>> START

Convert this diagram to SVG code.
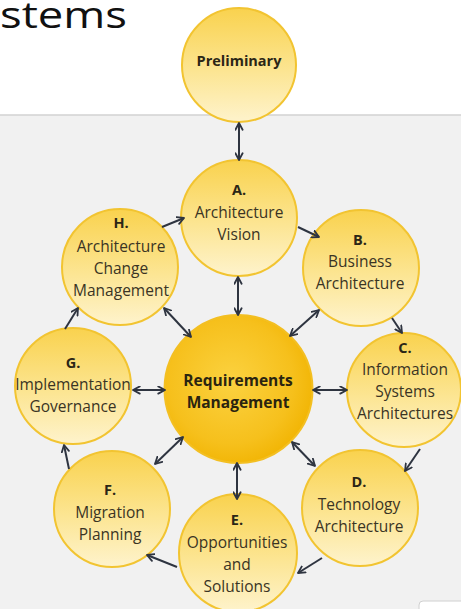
<svg xmlns="http://www.w3.org/2000/svg" width="461" height="609" viewBox="0 0 461 609">
  <defs>
    <linearGradient id="ringFill" x1="0" y1="0" x2="0" y2="1">
      <stop offset="0" stop-color="#f9d24e"/>
      <stop offset="0.55" stop-color="#fce592"/>
      <stop offset="1" stop-color="#fef3cc"/>
    </linearGradient>
    <radialGradient id="coreFill" cx="0.45" cy="0.45" r="0.6">
      <stop offset="0" stop-color="#fbd240"/>
      <stop offset="0.7" stop-color="#f6c01c"/>
      <stop offset="1" stop-color="#f1b300"/>
    </radialGradient>
    <marker id="head" viewBox="0 0 10 10" refX="8.5" refY="5" markerWidth="9" markerHeight="9" markerUnits="userSpaceOnUse" orient="auto-start-reverse">
      <path d="M1,1 L8.5,5 L1,9" fill="none" stroke="#2e3440" stroke-width="2" stroke-linecap="round" stroke-linejoin="round"/>
    </marker>
    <style>
      .ring { fill: url(#ringFill); stroke: #f2c431; stroke-width: 2; }
      .core { fill: url(#coreFill); stroke: #f3bf22; stroke-width: 2; }
      .t { font-family: "Open Sans", "Liberation Sans", sans-serif; font-size: 15.5px; fill: #3a3424; text-anchor: middle; }
      .b { font-family: "Open Sans", "Liberation Sans", sans-serif; font-weight: bold; font-size: 14.5px; fill: #2b2616; text-anchor: middle; }
      .core-t { font-family: "Open Sans", "Liberation Sans", sans-serif; font-weight: bold; font-size: 15.5px; fill: #2a2410; text-anchor: middle; }
      .link { fill: none; stroke: #2e3440; stroke-width: 2; }
      .one { marker-end: url(#head); }
      .two { marker-start: url(#head); marker-end: url(#head); }
    </style>
  </defs>

  <!-- page background and panel -->
  <rect x="0" y="0" width="461" height="609" fill="#ffffff"/>
  <rect x="0" y="115" width="461" height="494" fill="#f1f1f1"/>
  <line x1="0" y1="115" x2="461" y2="115" stroke="#d2d2d2" stroke-width="1.5"/>
  <rect x="419" y="601" width="50" height="20" rx="4" fill="#ffffff" stroke="#d0d0d0" stroke-width="1"/>

  <!-- slide title fragment -->
  <text x="0" y="28" font-family="'Open Sans', 'Liberation Sans', sans-serif" font-size="37" fill="#111111" textLength="127" lengthAdjust="spacingAndGlyphs">stems</text>

  <g id="preliminary">
    <circle class="ring" cx="239" cy="65" r="57"/>
    <text class="b" x="239" y="66">Preliminary</text>
  </g>

  <g id="phase-a">
    <circle class="ring" cx="239" cy="218" r="58"/>
    <text class="b" x="239" y="195">A.</text>
    <text class="t" x="239" y="218">Architecture</text>
    <text class="t" x="239" y="240">Vision</text>
  </g>

  <g id="phase-b">
    <circle class="ring" cx="361" cy="268" r="58"/>
    <text class="b" x="360" y="245">B.</text>
    <text class="t" x="360" y="267">Business</text>
    <text class="t" x="360" y="289">Architecture</text>
  </g>

  <g id="phase-c">
    <circle class="ring" cx="404" cy="390" r="57"/>
    <text class="b" x="405" y="353">C.</text>
    <text class="t" x="405" y="375">Information</text>
    <text class="t" x="405" y="397">Systems</text>
    <text class="t" x="405" y="419">Architectures</text>
  </g>

  <g id="phase-d">
    <circle class="ring" cx="360" cy="508" r="58"/>
    <text class="b" x="359" y="487">D.</text>
    <text class="t" x="359" y="510">Technology</text>
    <text class="t" x="359" y="532">Architecture</text>
  </g>

  <g id="phase-e">
    <circle class="ring" cx="238" cy="553" r="59"/>
    <text class="b" x="237" y="525">E.</text>
    <text class="t" x="237" y="548">Opportunities</text>
    <text class="t" x="237" y="570">and</text>
    <text class="t" x="237" y="592">Solutions</text>
  </g>

  <g id="phase-f">
    <circle class="ring" cx="112" cy="509" r="58"/>
    <text class="b" x="110" y="495">F.</text>
    <text class="t" x="110" y="518">Migration</text>
    <text class="t" x="110" y="540">Planning</text>
  </g>

  <g id="phase-g">
    <circle class="ring" cx="73" cy="386" r="58"/>
    <text class="b" x="73" y="368">G.</text>
    <text class="t" x="73" y="390">Implementation</text>
    <text class="t" x="73" y="412">Governance</text>
  </g>

  <g id="phase-h">
    <circle class="ring" cx="120" cy="267" r="58"/>
    <text class="b" x="121" y="228">H.</text>
    <text class="t" x="121" y="252">Architecture</text>
    <text class="t" x="121" y="274">Change</text>
    <text class="t" x="121" y="296">Management</text>
  </g>

  <g id="requirements">
    <circle class="core" cx="238.5" cy="389" r="74"/>
    <text class="core-t" x="238" y="386">Requirements</text>
    <text class="core-t" x="238" y="408">Management</text>
  </g>

  <!-- connectors, drawn above the circles so each tip meets its rim -->
  <g id="connectors">
    <line class="link two" x1="239" y1="123" x2="239" y2="160"/>
    <line class="link one" x1="162" y1="227" x2="184" y2="218"/>
    <line class="link one" x1="298" y1="227" x2="319" y2="237"/>
    <line class="link two" x1="238" y1="277" x2="238" y2="315"/>
    <line class="link two" x1="319" y1="310" x2="290" y2="336"/>
    <line class="link one" x1="392" y1="318" x2="402" y2="333"/>
    <line class="link two" x1="164" y1="308" x2="191" y2="337"/>
    <line class="link one" x1="65" y1="329" x2="78" y2="308"/>
    <line class="link two" x1="133" y1="390" x2="165" y2="390"/>
    <line class="link two" x1="313" y1="390" x2="347" y2="390"/>
    <line class="link one" x1="69" y1="469" x2="64" y2="445"/>
    <line class="link two" x1="155" y1="464" x2="183" y2="437"/>
    <line class="link two" x1="237" y1="463" x2="237" y2="499"/>
    <line class="link two" x1="292" y1="442" x2="315" y2="466"/>
    <line class="link one" x1="420" y1="449" x2="405" y2="471"/>
    <line class="link one" x1="322" y1="558" x2="298" y2="573"/>
    <line class="link one" x1="177" y1="567" x2="147" y2="555"/>
  </g>
</svg>
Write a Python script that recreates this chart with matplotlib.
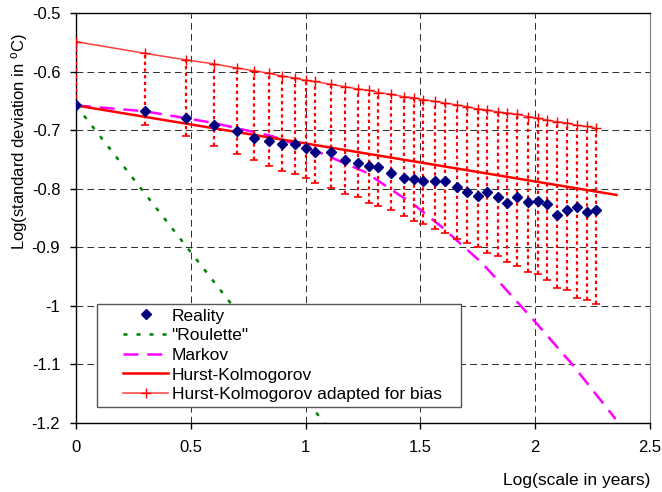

>> END

Exercise instructions: Quote the preceding listing precisely and completely, omitting its images.

Answer in full:
Convert this diagram to SVG code.
<svg xmlns="http://www.w3.org/2000/svg" width="461" height="609" viewBox="0 0 461 609">
  <defs>
    <linearGradient id="ringFill" x1="0" y1="0" x2="0" y2="1">
      <stop offset="0" stop-color="#f9d24e"/>
      <stop offset="0.55" stop-color="#fce592"/>
      <stop offset="1" stop-color="#fef3cc"/>
    </linearGradient>
    <radialGradient id="coreFill" cx="0.45" cy="0.45" r="0.6">
      <stop offset="0" stop-color="#fbd240"/>
      <stop offset="0.7" stop-color="#f6c01c"/>
      <stop offset="1" stop-color="#f1b300"/>
    </radialGradient>
    <marker id="head" viewBox="0 0 10 10" refX="8.5" refY="5" markerWidth="9" markerHeight="9" markerUnits="userSpaceOnUse" orient="auto-start-reverse">
      <path d="M1,1 L8.5,5 L1,9" fill="none" stroke="#2e3440" stroke-width="2" stroke-linecap="round" stroke-linejoin="round"/>
    </marker>
    <style>
      .ring { fill: url(#ringFill); stroke: #f2c431; stroke-width: 2; }
      .core { fill: url(#coreFill); stroke: #f3bf22; stroke-width: 2; }
      .t { font-family: "Open Sans", "Liberation Sans", sans-serif; font-size: 15.5px; fill: #3a3424; text-anchor: middle; }
      .b { font-family: "Open Sans", "Liberation Sans", sans-serif; font-weight: bold; font-size: 14.5px; fill: #2b2616; text-anchor: middle; }
      .core-t { font-family: "Open Sans", "Liberation Sans", sans-serif; font-weight: bold; font-size: 15.5px; fill: #2a2410; text-anchor: middle; }
      .link { fill: none; stroke: #2e3440; stroke-width: 2; }
      .one { marker-end: url(#head); }
      .two { marker-start: url(#head); marker-end: url(#head); }
    </style>
  </defs>

  <!-- page background and panel -->
  <rect x="0" y="0" width="461" height="609" fill="#ffffff"/>
  <rect x="0" y="115" width="461" height="494" fill="#f1f1f1"/>
  <line x1="0" y1="115" x2="461" y2="115" stroke="#d2d2d2" stroke-width="1.5"/>
  <rect x="419" y="601" width="50" height="20" rx="4" fill="#ffffff" stroke="#d0d0d0" stroke-width="1"/>

  <!-- slide title fragment -->
  <text x="0" y="28" font-family="'Open Sans', 'Liberation Sans', sans-serif" font-size="37" fill="#111111" textLength="127" lengthAdjust="spacingAndGlyphs">stems</text>

  <g id="preliminary">
    <circle class="ring" cx="239" cy="65" r="57"/>
    <text class="b" x="239" y="66">Preliminary</text>
  </g>

  <g id="phase-a">
    <circle class="ring" cx="239" cy="218" r="58"/>
    <text class="b" x="239" y="195">A.</text>
    <text class="t" x="239" y="218">Architecture</text>
    <text class="t" x="239" y="240">Vision</text>
  </g>

  <g id="phase-b">
    <circle class="ring" cx="361" cy="268" r="58"/>
    <text class="b" x="360" y="245">B.</text>
    <text class="t" x="360" y="267">Business</text>
    <text class="t" x="360" y="289">Architecture</text>
  </g>

  <g id="phase-c">
    <circle class="ring" cx="404" cy="390" r="57"/>
    <text class="b" x="405" y="353">C.</text>
    <text class="t" x="405" y="375">Information</text>
    <text class="t" x="405" y="397">Systems</text>
    <text class="t" x="405" y="419">Architectures</text>
  </g>

  <g id="phase-d">
    <circle class="ring" cx="360" cy="508" r="58"/>
    <text class="b" x="359" y="487">D.</text>
    <text class="t" x="359" y="510">Technology</text>
    <text class="t" x="359" y="532">Architecture</text>
  </g>

  <g id="phase-e">
    <circle class="ring" cx="238" cy="553" r="59"/>
    <text class="b" x="237" y="525">E.</text>
    <text class="t" x="237" y="548">Opportunities</text>
    <text class="t" x="237" y="570">and</text>
    <text class="t" x="237" y="592">Solutions</text>
  </g>

  <g id="phase-f">
    <circle class="ring" cx="112" cy="509" r="58"/>
    <text class="b" x="110" y="495">F.</text>
    <text class="t" x="110" y="518">Migration</text>
    <text class="t" x="110" y="540">Planning</text>
  </g>

  <g id="phase-g">
    <circle class="ring" cx="73" cy="386" r="58"/>
    <text class="b" x="73" y="368">G.</text>
    <text class="t" x="73" y="390">Implementation</text>
    <text class="t" x="73" y="412">Governance</text>
  </g>

  <g id="phase-h">
    <circle class="ring" cx="120" cy="267" r="58"/>
    <text class="b" x="121" y="228">H.</text>
    <text class="t" x="121" y="252">Architecture</text>
    <text class="t" x="121" y="274">Change</text>
    <text class="t" x="121" y="296">Management</text>
  </g>

  <g id="requirements">
    <circle class="core" cx="238.5" cy="389" r="74"/>
    <text class="core-t" x="238" y="386">Requirements</text>
    <text class="core-t" x="238" y="408">Management</text>
  </g>

  <!-- connectors, drawn above the circles so each tip meets its rim -->
  <g id="connectors">
    <line class="link two" x1="239" y1="123" x2="239" y2="160"/>
    <line class="link one" x1="162" y1="227" x2="184" y2="218"/>
    <line class="link one" x1="298" y1="227" x2="319" y2="237"/>
    <line class="link two" x1="238" y1="277" x2="238" y2="315"/>
    <line class="link two" x1="319" y1="310" x2="290" y2="336"/>
    <line class="link one" x1="392" y1="318" x2="402" y2="333"/>
    <line class="link two" x1="164" y1="308" x2="191" y2="337"/>
    <line class="link one" x1="65" y1="329" x2="78" y2="308"/>
    <line class="link two" x1="133" y1="390" x2="165" y2="390"/>
    <line class="link two" x1="313" y1="390" x2="347" y2="390"/>
    <line class="link one" x1="69" y1="469" x2="64" y2="445"/>
    <line class="link two" x1="155" y1="464" x2="183" y2="437"/>
    <line class="link two" x1="237" y1="463" x2="237" y2="499"/>
    <line class="link two" x1="292" y1="442" x2="315" y2="466"/>
    <line class="link one" x1="420" y1="449" x2="405" y2="471"/>
    <line class="link one" x1="322" y1="558" x2="298" y2="573"/>
    <line class="link one" x1="177" y1="567" x2="147" y2="555"/>
  </g>
</svg>
Write a Python script that recreates this chart with matplotlib.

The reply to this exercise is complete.